April 10, 2017 — April 14, 2017
- Oleg Kirillov (Northumbria University, UK, Newcastle upon Tyne, Great Britain)
- Davide Bigoni (Università di Trento, Trento, Italy)
Nonconservative mechanical systems have been examined since the end of the XIX-th century when Greenhill posed a problem on the buckling of a screw-shaft of a steamer subject to both an end thrust and a torsion with the torque vector being tangential to the deformed axis of the shaft (the follower torque). Such follower loads represent non-potential positional forces, also referred to as circulatory or curl forces, producing non-zero work on a closed contour (e.g. optical tweezers can generate a circulatory force field). At the same time Kelvin and Tait, studying problems of planet formation, discovered the destruction of gyroscopic stabilization in rotating ellipsoids filled with liquid by dissipation. This was the first example of dissipation-induced instabilities of negative energy modes. Nowadays dissipative and circulatory forces are recognized as the two fundamental nonconservative forces in the growing number of scientific and engineering disciplines including physics, fluid and solids mechanics, fluid-structure interactions, and modern multidisciplinary research areas such as biomechanics, micro- and nanomechanics, optomechanics, robotics, and material science.
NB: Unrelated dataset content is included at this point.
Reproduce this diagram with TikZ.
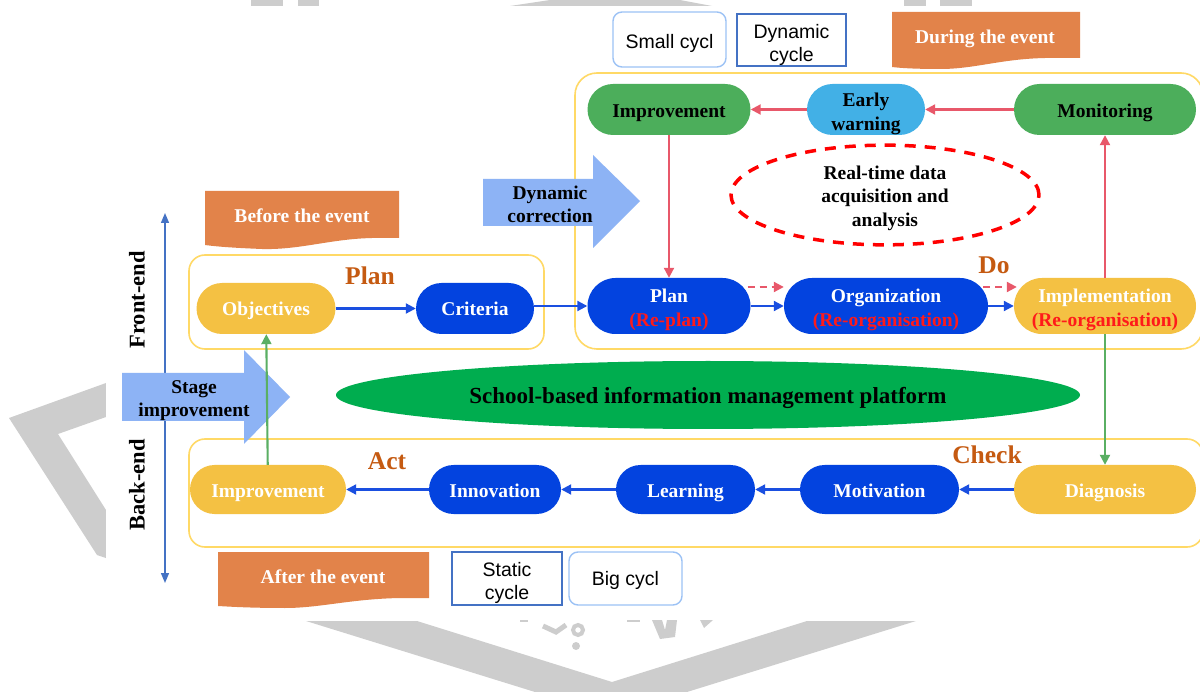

From the very beginning, nonconservative systems demonstrated unusual and counter-intuitive dynamics and stability properties. Efficient prediction of flutter and divergence instabilities which, in non-conservative systems can be both desirable, as in energy harvesting and harmful as in aircraft structures, is mathematically challenging. This is due to the non-self-adjoint (non-Hermitian) character of the governing equations that, as a rule, depend on multiple parameters. However, traditional university curricula do not offer a coherent collection of modern mathematical tools for the analysis of multiparameter families of non-self-adjoint differential equations combined with a first-hand demonstration of how they actually work in practical applications.
The present course fills this gap and offers a unified view on classical results and recent advances in the dynamics of nonconservative systems. The theoretical fundamentals are presented systematically and include: Lyapunov stability theory, Hamiltonian and reversible systems, negative energy modes, anomalous Doppler effect, non-holonomic mechanics, sensitivity analysis of non-self-adjoint operators, dissipation-induced instabilities, and absolute and convective instabilities. They are applied to engineering situations that include the coupled mode flutter of wings, flags and pipes, flutter in granular materials, piezoelectric mechanical metamaterials, wave dynamics of infinitely long structures, stability of high-speed trains, experimental realization of follower forces, soft-robot locomotion, wave energy converters, friction-induced instabilities, brake squeal, non-holonomic sailing, and stability of bicycles.
The course is targeted at young researchers, doctoral students and engineers working in fields associated with the dynamics of structures and materials. The course will help to get a comprehensive and systematic knowledge on the stability, bifurcations and dynamics of nonconservative systems and establish links between approaches and methods developed in different areas of mechanics and physics and modern applied mathematics.